China’s Belt and Road Initiative is best known for big infrastructure projects such as train lines and ports, but in this age of omnipresence online, there is a communications counterpart running in parallel, known as the Digital Silk Road. But as with the physical manifestations of China’s big ambition, questions remain about how this digital goal will fit with the existing structures of international governance.
Take the International Telecommunication Union for example. It is part of the United Nations system and an important global institution that began to evolve more than 150 years ago, when the world saw the signing of the International Telegraph Convention in Paris. The organisation presently comprises of 193 member states and involves more than 700 companies, with a heavy policy-making focus.
The ITU has functioned well in facilitating the governance of a range of modern communications technologies, from coordinating radio spectrums, planning of satellite orbits, to next-generation networks and optic fibre cables more recently. The growing importance of information and communication technology worldwide ensures the ITU has an important and ongoing mandate, to see the better integration of these networks.
Since 2015, the ITU’s secretary-general Zhao Houlin has urged cooperation with China’s Digital Silk Road to reduce the divide between developed and developing countries. The Digital Silk Road’s agenda encompasses strengthening internet infrastructure, deepening space cooperation, developing common technology standards and improving the efficiency of policing systems among the BRI countries and was first introduced in a March 2015 White Paper jointly issued by the Chinese National Development and Reform Commission, the Ministry of Foreign Affairs and the Ministry of Commerce.

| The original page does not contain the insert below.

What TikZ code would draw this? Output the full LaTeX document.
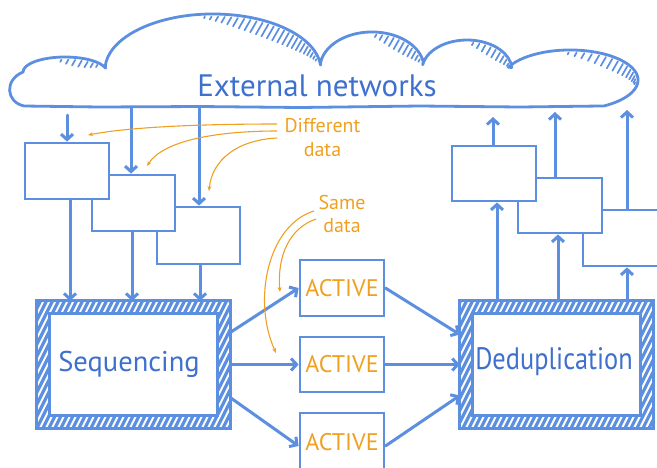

There are concerns the ITU’s ability to unify discrepancies in technology standards will diminish as the Digital Silk Road continues to expand.
Some of this involves hard infrastructure build by Chinese companies, including the BeiDou satellite navigation system, the building of underground fibre cables in emerging economies such as Pakistan, Nepal and Myanmar, and, more recently, joining 5G field trials across a number of Asia-Pacific economies. On the consumer front, Chinese e-commerce giants such as Alibaba and Tencent have invested in local, country-specific e-commerce players.

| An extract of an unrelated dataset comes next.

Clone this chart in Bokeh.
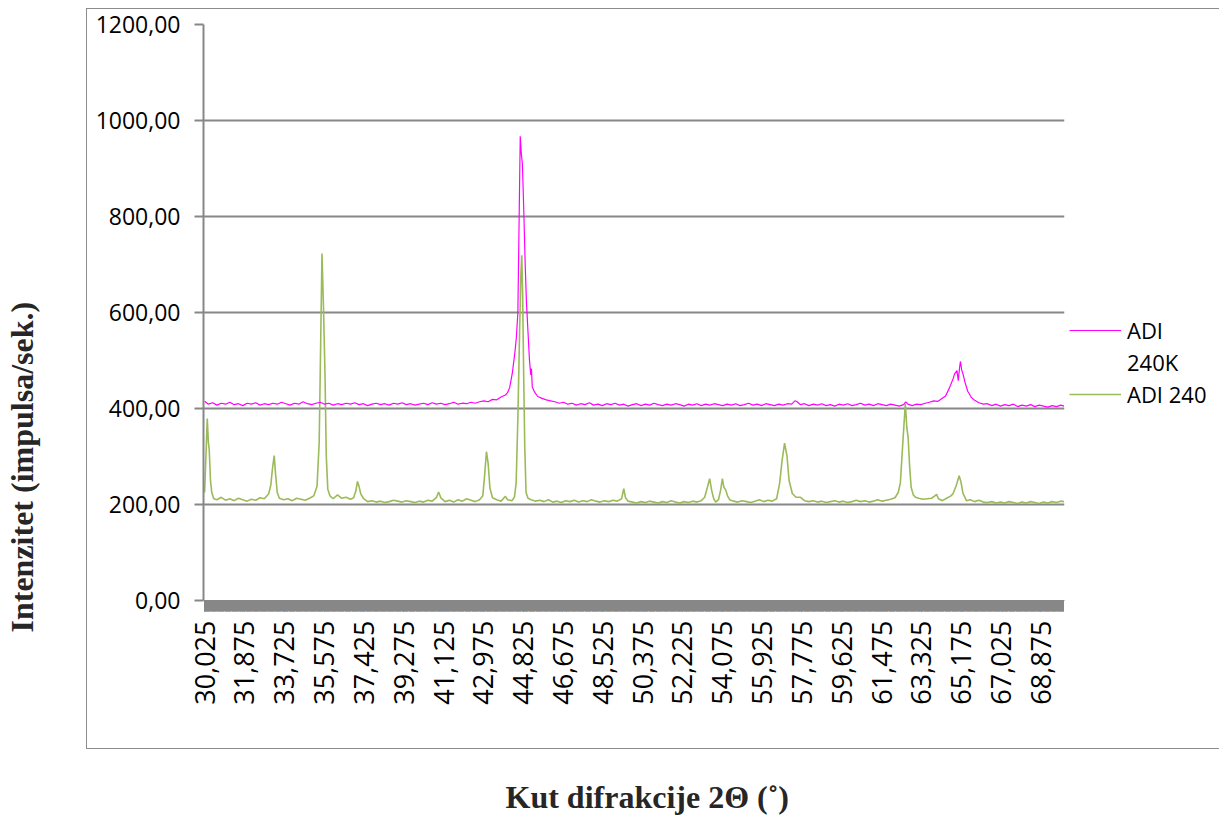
import numpy as np
from math import pi
from bokeh.plotting import figure
from bokeh.models import (FixedTicker, CustomJSTickFormatter, Legend, LegendItem,
                          Title, Range1d, LinearAxis, InlineStyleSheet)
from bokeh.embed import file_html
from bokeh.resources import INLINE

# ---------------- data ----------------
two_theta_240k = [
    30.025, 30.2, 30.4, 30.6, 30.8, 31.0, 31.2, 31.4, 31.6, 31.8, 32.0, 32.2, 32.4, 32.6, 32.8,
    33.0, 33.2, 33.4, 33.6, 33.8, 34.0, 34.2, 34.4, 34.6, 34.8, 35.0, 35.2, 35.4, 35.6, 35.8,
    36.0, 36.2, 36.4, 36.6, 36.8, 37.0, 37.2, 37.4, 37.6, 37.8, 38.0, 38.2, 38.4, 38.6, 38.8,
    39.0, 39.2, 39.4, 39.6, 39.8, 40.0, 40.2, 40.4, 40.6, 40.8, 41.0, 41.2, 41.4, 41.6, 41.8,
    42.0, 42.2, 42.4, 42.6, 42.8, 43.0, 43.2, 43.4, 43.6, 43.8, 44.0, 44.1, 44.2, 44.32, 44.45,
    44.51, 44.58, 44.64, 44.69, 44.74, 44.79, 44.85, 44.92, 44.98, 45.05, 45.12, 45.18, 45.21,
    45.25, 45.36, 45.5, 45.7, 45.9, 46.1, 46.3, 46.5, 46.7, 46.9, 47.1, 47.3, 47.5, 47.7, 47.9,
    48.1, 48.3, 48.5, 48.7, 48.9, 49.1, 49.3, 49.5, 49.7, 49.9, 50.1, 50.3, 50.5, 50.7, 50.9,
    51.1, 51.3, 51.5, 51.7, 51.9, 52.1, 52.3, 52.5, 52.7, 52.9, 53.1, 53.3, 53.5, 53.7, 53.9,
    54.1, 54.3, 54.5, 54.7, 54.9, 55.1, 55.3, 55.5, 55.7, 55.9, 56.1, 56.3, 56.5, 56.7, 56.9,
    57.1, 57.3, 57.45, 57.55, 57.7, 57.9, 58.1, 58.3, 58.5, 58.7, 58.9, 59.1, 59.3, 59.5, 59.7,
    59.9, 60.1, 60.3, 60.5, 60.7, 60.9, 61.1, 61.3, 61.5, 61.7, 61.9, 62.1, 62.3, 62.5, 62.6,
    62.7, 62.9, 63.1, 63.3, 63.5, 63.7, 63.9, 64.1, 64.2, 64.45, 64.64, 64.8, 64.87, 64.98,
    65.04, 65.1, 65.14, 65.2, 65.26, 65.35, 65.48, 65.65, 65.8, 66.0, 66.2, 66.4, 66.6, 66.8,
    67.0, 67.2, 67.4, 67.6, 67.8, 68.0, 68.2, 68.4, 68.6, 68.8, 69.0, 69.2, 69.4, 69.6, 69.8,
    69.95,
]
adi_240k = [
    415, 409, 412, 407, 411, 409, 413, 408, 410, 406, 411, 409, 412, 407, 410,
    408, 411, 409, 413, 410, 407, 411, 409, 414, 410, 408, 411, 413, 409, 411,
    407, 410, 408, 411, 409, 412, 408, 410, 406, 409, 411, 408, 410, 407, 411,
    409, 412, 408, 410, 407, 409, 411, 408, 412, 409, 411, 408, 410, 413, 409,
    411, 410, 413, 411, 414, 416, 414, 419, 418, 424, 428, 433, 444, 473, 520,
    548, 600, 800, 967, 930, 910, 820, 700, 620, 560, 500, 470, 483,
    445, 434, 425, 421, 418, 416, 414, 411, 413, 409, 411, 407, 410, 408, 412,
    407, 409, 406, 410, 408, 411, 407, 409, 405, 408, 410, 406, 409, 407, 411,
    408, 406, 409, 407, 410, 408, 405, 409, 407, 410, 406, 409, 407, 410, 408,
    406, 409, 407, 410, 406, 408, 411, 407, 409, 406, 410, 408, 406, 409, 407,
    410, 409, 416, 414, 408, 410, 406, 409, 407, 410, 406, 408, 405, 409, 407,
    410, 406, 408, 411, 407, 409, 406, 410, 408, 406, 409, 407, 405, 408, 414,
    409, 406, 409, 408, 411, 413, 416, 415, 418, 426, 444, 462, 472, 479,
    458, 485, 498, 480, 472, 455, 436, 423, 417, 412, 409, 410, 406, 409,
    405, 408, 406, 409, 404, 407, 405, 408, 404, 407, 405, 403, 406, 404, 407,
    405,
]

two_theta_240 = [
    30.025, 30.08, 30.15, 30.2, 30.24, 30.3, 30.36, 30.45, 30.6, 30.8, 31.0, 31.2, 31.4, 31.6,
    31.8, 32.0, 32.2, 32.4, 32.6, 32.8, 33.0, 33.1, 33.18, 33.26, 33.32, 33.4, 33.5, 33.7, 33.9,
    34.1, 34.3, 34.5, 34.7, 34.9, 35.1, 35.25, 35.35, 35.42, 35.48, 35.55, 35.62, 35.68, 35.75,
    35.85, 36.0, 36.2, 36.4, 36.6, 36.8, 36.95, 37.05, 37.13, 37.2, 37.28, 37.4, 37.6, 37.8,
    38.0, 38.2, 38.4, 38.6, 38.8, 39.0, 39.2, 39.4, 39.6, 39.8, 40.0, 40.2, 40.4, 40.6, 40.8,
    40.9, 41.0, 41.2, 41.4, 41.6, 41.8, 42.0, 42.2, 42.4, 42.6, 42.8, 42.95, 43.03, 43.12, 43.2,
    43.28, 43.4, 43.6, 43.8, 44.0, 44.1, 44.3, 44.42, 44.5, 44.58, 44.66, 44.72, 44.76, 44.8,
    44.85, 44.9, 44.96, 45.05, 45.2, 45.4, 45.6, 45.8, 46.0, 46.2, 46.4, 46.6, 46.8, 47.0, 47.2,
    47.4, 47.6, 47.8, 48.0, 48.2, 48.4, 48.6, 48.8, 49.0, 49.2, 49.4, 49.5, 49.58, 49.7, 49.9,
    50.1, 50.3, 50.5, 50.7, 50.9, 51.1, 51.3, 51.5, 51.7, 51.9, 52.1, 52.3, 52.5, 52.7, 52.9,
    53.1, 53.26, 53.38, 53.49, 53.58, 53.68, 53.77, 53.9, 54.0, 54.08, 54.15, 54.23, 54.32,
    54.42, 54.6, 54.8, 55.0, 55.2, 55.4, 55.6, 55.8, 56.0, 56.2, 56.4, 56.6, 56.74, 56.85, 56.97,
    57.08, 57.18, 57.33, 57.5, 57.71, 57.9, 58.1, 58.3, 58.5, 58.7, 58.9, 59.1, 59.3, 59.5, 59.7,
    59.9, 60.1, 60.3, 60.5, 60.7, 60.9, 61.1, 61.3, 61.5, 61.7, 61.9, 62.1, 62.25, 62.35, 62.47,
    62.58, 62.65, 62.71, 62.78, 62.85, 62.95, 63.05, 63.2, 63.4, 63.6, 63.8, 63.95, 64.03, 64.12,
    64.3, 64.5, 64.7, 64.8, 64.95, 65.08, 65.16, 65.26, 65.42, 65.6, 65.8, 66.0, 66.2, 66.4,
    66.6, 66.8, 67.0, 67.2, 67.4, 67.6, 67.8, 68.0, 68.2, 68.4, 68.6, 68.8, 69.0, 69.2, 69.4,
    69.6, 69.8, 69.95,
]
adi_240 = [
    225, 290, 379, 330, 315, 250, 225, 212, 210, 215, 209, 212, 208, 213,
    210, 207, 211, 209, 214, 212, 222, 240, 275, 302, 265, 225, 213, 210, 212,
    208, 213, 211, 209, 213, 218, 238, 330, 540, 723, 610, 470, 300, 232,
    218, 212, 220, 213, 215, 211, 214, 228, 248, 238, 222, 213, 206, 208,
    205, 207, 204, 206, 209, 207, 205, 208, 206, 204, 207, 205, 209, 207, 215,
    226, 214, 206, 209, 205, 210, 207, 212, 209, 206, 210, 218, 258, 310, 285,
    235, 214, 210, 207, 217, 210, 208, 215, 245, 380, 560, 680, 719, 640,
    470, 320, 225, 213, 210, 207, 209, 206, 210, 205, 207, 204, 208, 206, 209,
    205, 208, 206, 210, 207, 205, 208, 206, 209, 207, 212, 233, 214, 207, 205,
    203, 206, 204, 207, 205, 203, 206, 204, 208, 205, 203, 206, 204, 207, 205,
    208, 215, 235, 254, 230, 212, 205, 210, 230, 254, 236, 231, 218,
    210, 207, 205, 208, 206, 204, 207, 210, 206, 209, 207, 212, 244, 290, 328,
    302, 250, 223, 215, 215, 208, 206, 208, 205, 207, 204, 206, 208, 205, 207,
    204, 206, 209, 206, 208, 205, 207, 210, 207, 209, 211, 214, 225, 245, 333,
    410, 360, 340, 280, 236, 220, 215, 213, 211, 212, 213, 218, 221, 212,
    208, 213, 218, 223, 240, 260, 248, 223, 208, 210, 206, 209, 205, 204,
    206, 203, 205, 203, 206, 204, 202, 205, 203, 206, 204, 202, 205, 203, 206,
    204, 207, 206,
]

series_names = ["ADI 240K", "ADI 240"]
x_tick_labels = ["30,025", "31,875", "33,725", "35,575", "37,425", "39,275", "41,125",
                 "42,975", "44,825", "46,675", "48,525", "50,375", "52,225", "54,075",
                 "55,925", "57,775", "59,625", "61,475", "63,325", "65,175", "67,025",
                 "68,875"]
y_tick_values = [0, 200, 400, 600, 800, 1000, 1200]
x_title = "Kut difrakcije 2\u0398 (\u02da)"
y_title = "Intenzitet (impulsa/sek.)"

# ---------------- figure ----------------
GRID = "#878787"
p = figure(frame_width=861, frame_height=576, output_backend="svg", toolbar_location=None,
           x_range=Range1d(29.975, 69.975), y_range=Range1d(0, 1200),
           min_border_left=203, min_border_right=155, min_border_top=24,
           min_border_bottom=215)
p.outline_line_color = None
p.background_fill_color = "white"
p.border_fill_color = "white"
# thin frame of the chart area (as in the spreadsheet chart)
p.stylesheets = [InlineStyleSheet(css=(
    ":host { position: relative; }"
    ":host::after { content: ''; position: absolute; left: 86px; top: 8px; "
    "width: 1200px; height: 739px; border: 1px solid #8c8c8c; pointer-events: none; }"))]

x_ticks = [float(s.replace(",", ".")) for s in x_tick_labels]
cat_positions = list(np.round(29.975 + 0.025 * np.arange(1, 1600), 3))

xa = p.xaxis[0]
xa.ticker = FixedTicker(ticks=x_ticks, minor_ticks=cat_positions)
xa.formatter = CustomJSTickFormatter(code="return tick.toFixed(3).replace('.', ',');")
xa.major_label_orientation = pi / 2
xa.major_label_text_font = "Open Sans"
xa.major_label_text_font_size = "27px"
xa.major_label_text_color = "black"
xa.major_label_standoff = 9
xa.axis_line_color = GRID
xa.major_tick_in = 0
xa.major_tick_out = 11
xa.minor_tick_in = 0
xa.minor_tick_out = 11
xa.major_tick_line_color = GRID
xa.minor_tick_line_color = GRID
xa.minor_tick_line_width = 1

ya = p.yaxis[0]
ya.ticker = FixedTicker(ticks=y_tick_values)
ya.formatter = CustomJSTickFormatter(code="return tick.toFixed(2).replace('.', ',');")
ya.major_label_text_font = "Open Sans"
ya.major_label_text_font_size = "23px"
ya.major_label_text_color = "black"
ya.major_label_standoff = 14
ya.axis_line_color = GRID
ya.axis_line_width = 2
ya.major_tick_in = 0
ya.major_tick_out = 9
ya.major_tick_line_color = GRID
ya.major_tick_line_width = 2
ya.minor_tick_line_color = None

p.xgrid.grid_line_color = None
p.ygrid.grid_line_color = GRID
p.ygrid.grid_line_width = 2


def spacer_axis(size, tick):
    # an empty axis used only to reserve room between tick labels and a title
    return LinearAxis(ticker=FixedTicker(ticks=[tick]),
                      formatter=CustomJSTickFormatter(code="return '';"),
                      axis_line_color=None, major_tick_line_color="white",
                      minor_tick_line_color=None, major_tick_in=0, major_tick_out=size,
                      major_label_standoff=0, major_label_text_font_size="1px")


title_kw = dict(text_font="Liberation Serif", text_font_style="bold",
                text_font_size="32px", text_color="#262626", standoff=0,
                vertical_align="middle", align="left")

# y-axis title, outside the y tick labels
p.add_layout(spacer_axis(52, y_tick_values[-1]), "left")
p.add_layout(Title(text=y_title, offset=-32, **title_kw), "left")
# x-axis title, below the rotated tick labels
p.add_layout(spacer_axis(70, x_ticks[-1]), "below")
p.add_layout(Title(text=x_title, offset=302, **title_kw), "below")

r_green = p.line(two_theta_240, adi_240, line_color="#9BBB59", line_width=1.6)
r_mag = p.line(two_theta_240k, adi_240k, line_color="#FF00FF", line_width=1.2)
r_blank = p.line([], [], line_alpha=0)

first = series_names[0].split(" ")
legend = Legend(items=[LegendItem(label=first[0], renderers=[r_mag]),
                       LegendItem(label=first[1], renderers=[r_blank]),
                       LegendItem(label=series_names[1], renderers=[r_green])],
                location=(5, 190), padding=0, margin=0, spacing=0,
                glyph_width=52, glyph_height=32, label_height=32, label_standoff=6,
                label_text_font="Open Sans", label_text_font_size="22px",
                label_text_color="black",
                border_line_color=None, background_fill_alpha=0)
p.add_layout(legend, "right")

open("out.html", "w").write(file_html(p, INLINE))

In this, there is a ready alignment for both the ITU and Digital Silk Road in the overarching goal of bridging the digital divide between developed and developing countries. And yet there are concerns the ITU’s ability to unify discrepancies in technology standards will diminish as the Digital Silk Road continues to expand.

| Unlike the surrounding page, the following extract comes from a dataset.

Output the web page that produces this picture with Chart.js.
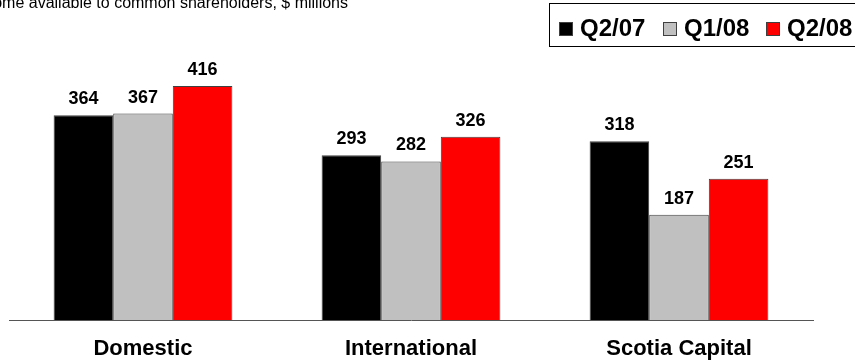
<!DOCTYPE html>
<html>
<head>
<meta charset="utf-8">
<script src="https://cdn.jsdelivr.net/npm/chart.js@4/dist/chart.umd.min.js"></script>
<style>
  html, body { margin: 0; padding: 0; background: #fff; }
  #wrap { width: 855px; height: 362px; }
</style>
</head>
<body>
<div id="wrap"><canvas id="myChart" width="855" height="362"></canvas></div>
<script>
const categories = ['Domestic', 'International', 'Scotia Capital'];
const seriesLabels = ['Q2/07', 'Q1/08', 'Q2/08'];
const q207 = [364, 293, 318];
const q108 = [367, 282, 187];
const q208 = [416, 326, 251];
const seriesColors = ['#000000', '#c0c0c0', '#ff0000'];
const subtitle = 'Net income available to common shareholders, $ millions';

const FONT = '"Liberation Sans", Arial, sans-serif';

// value on top of each bar
const barValues = {
    id: 'barValues',
    afterDatasetsDraw(chart) {
        const ctx = chart.ctx;
        ctx.save();
        ctx.font = 'bold 18px ' + FONT;
        ctx.fillStyle = '#000';
        ctx.textAlign = 'center';
        ctx.textBaseline = 'alphabetic';
        chart.data.datasets.forEach((ds, i) => {
            chart.getDatasetMeta(i).data.forEach((bar, j) => {
                ctx.fillText(ds.data[j], bar.x, bar.y - 11);
            });
        });
        ctx.restore();
    }
};

// subtitle + boxed legend at the top
const header = {
    id: 'header',
    afterDraw(chart) {
        const ctx = chart.ctx;
        ctx.save();
        ctx.font = '16px ' + FONT;
        ctx.fillStyle = '#000';
        ctx.textAlign = 'right';
        ctx.textBaseline = 'alphabetic';
        ctx.fillText(subtitle, 348, 8);

        ctx.strokeStyle = '#000';
        ctx.lineWidth = 1;
        ctx.strokeRect(549.5, 3.5, 320, 43);

        ctx.font = 'bold 24px ' + FONT;
        ctx.textAlign = 'left';
        ctx.textBaseline = 'middle';
        const starts = [559, 663, 766];
        chart.data.datasets.forEach((ds, i) => {
            const x = starts[i];
            ctx.fillStyle = ds.backgroundColor;
            ctx.fillRect(x, 22, 14, 14);
            ctx.strokeStyle = '#404040';
            ctx.strokeRect(x + 0.5, 22.5, 13, 13);
            ctx.fillStyle = '#000';
            ctx.fillText(ds.label, x + 21, 29);
        });
        ctx.restore();
    }
};

const ctx = document.getElementById('myChart').getContext('2d');
const seriesData = [q207, q108, q208];
const myChart = new Chart(ctx, {
    type: 'bar',
    data: {
        labels: categories,
        datasets: seriesLabels.map((label, i) => ({
            label: label,
            data: seriesData[i],
            backgroundColor: seriesColors[i],
            borderColor: '#404040',
            borderWidth: 1,
            categoryPercentage: 0.667,
            barPercentage: 1.0
        }))
    },
    options: {
        responsive: false,
        animation: false,
        layout: {
            padding: { left: 9, right: 42, top: 50, bottom: -16.4 }
        },
        plugins: {
            legend: { display: false },
            tooltip: { enabled: false }
        },
        scales: {
            x: {
                grid: { display: false, drawTicks: false },
                border: { display: true, color: '#555', width: 1 },
                ticks: {
                    color: '#000',
                    padding: 16,
                    font: { family: FONT, size: 22, weight: 'bold' }
                }
            },
            y: {
                display: false,
                min: 0,
                max: 480
            }
        }
    },
    plugins: [barValues, header]
});
</script>
</body>
</html>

To date, at least 16 countries have officially signed memoranda of understanding with China relating to the Digital Silk Road that are set to adhere to technical standards based on inputs from the Chinese government. While divergent technology standards worldwide is not entirely an ITU-China problem – for instance, the Five Eye Pact, G7, the Asia-Pacific Economic Cooperation (APEC), the European Union (EU) and the Association of Southeast Asian Nations are some groupings that have come up with distinct policies on data protection, artificial intelligence and cybersecurity – the issue becomes more difficult when commerce is involved.
From as early as 2012, China has backed Russia in drafting a proposal calling for the ITU and its member states to have greater control over the internet, as opposed to the Internet Corporation for Assigned Names and Number, which presently manages Internet Protocol (IP) addresses and domain names. In the case of e-transactions that involve data management, almost 78% of countries have independently taken the task of establishing their own e-transaction legislations, according to the United Nations Conference on Trade and Development.
While China has gone along with this status quo, on several occasions it has called for “principles of state sovereignty and nonintervention by the United Nations in domestic affairs” to be enacted in its promotion of “internet sovereignty”. The recent series of spats between Huawei and several developed nations appears to confirm this insecurity.
Should the ITU then set out to review China’s rising Digital Silk Road in technical standards, alongside the concerns raised by some sections of the international community that China is practicing “technology autonomy”? It would, indeed, be a move welcomed by many, given that the ITU remains an established global technology authority.
However, China should not be seen as a nemesis – better the ITU and China seek to work together. Nor should the Digital Silk Road be seen as the single catalyst for the world’s division in technology standards. The international organisation also appears to be lagging behind, especially in the way China has developed a “Next Generation Artificial Intelligence Development Plan”, bundling the country’s artificial intelligence applications with its 5G mobile communication, existing internet of things applications and data infrastructures.
While mistrust by the US and other developed nations against outbound Chinese technologies remains a recurring theme, international organisations such as the ITU cannot afford to diminish their multilateral role of connecting nations digitally. It is high time that the ITU take a more active interest to understand the developments of China’s Digital Silk Road, before global tech governance becomes too fragmented.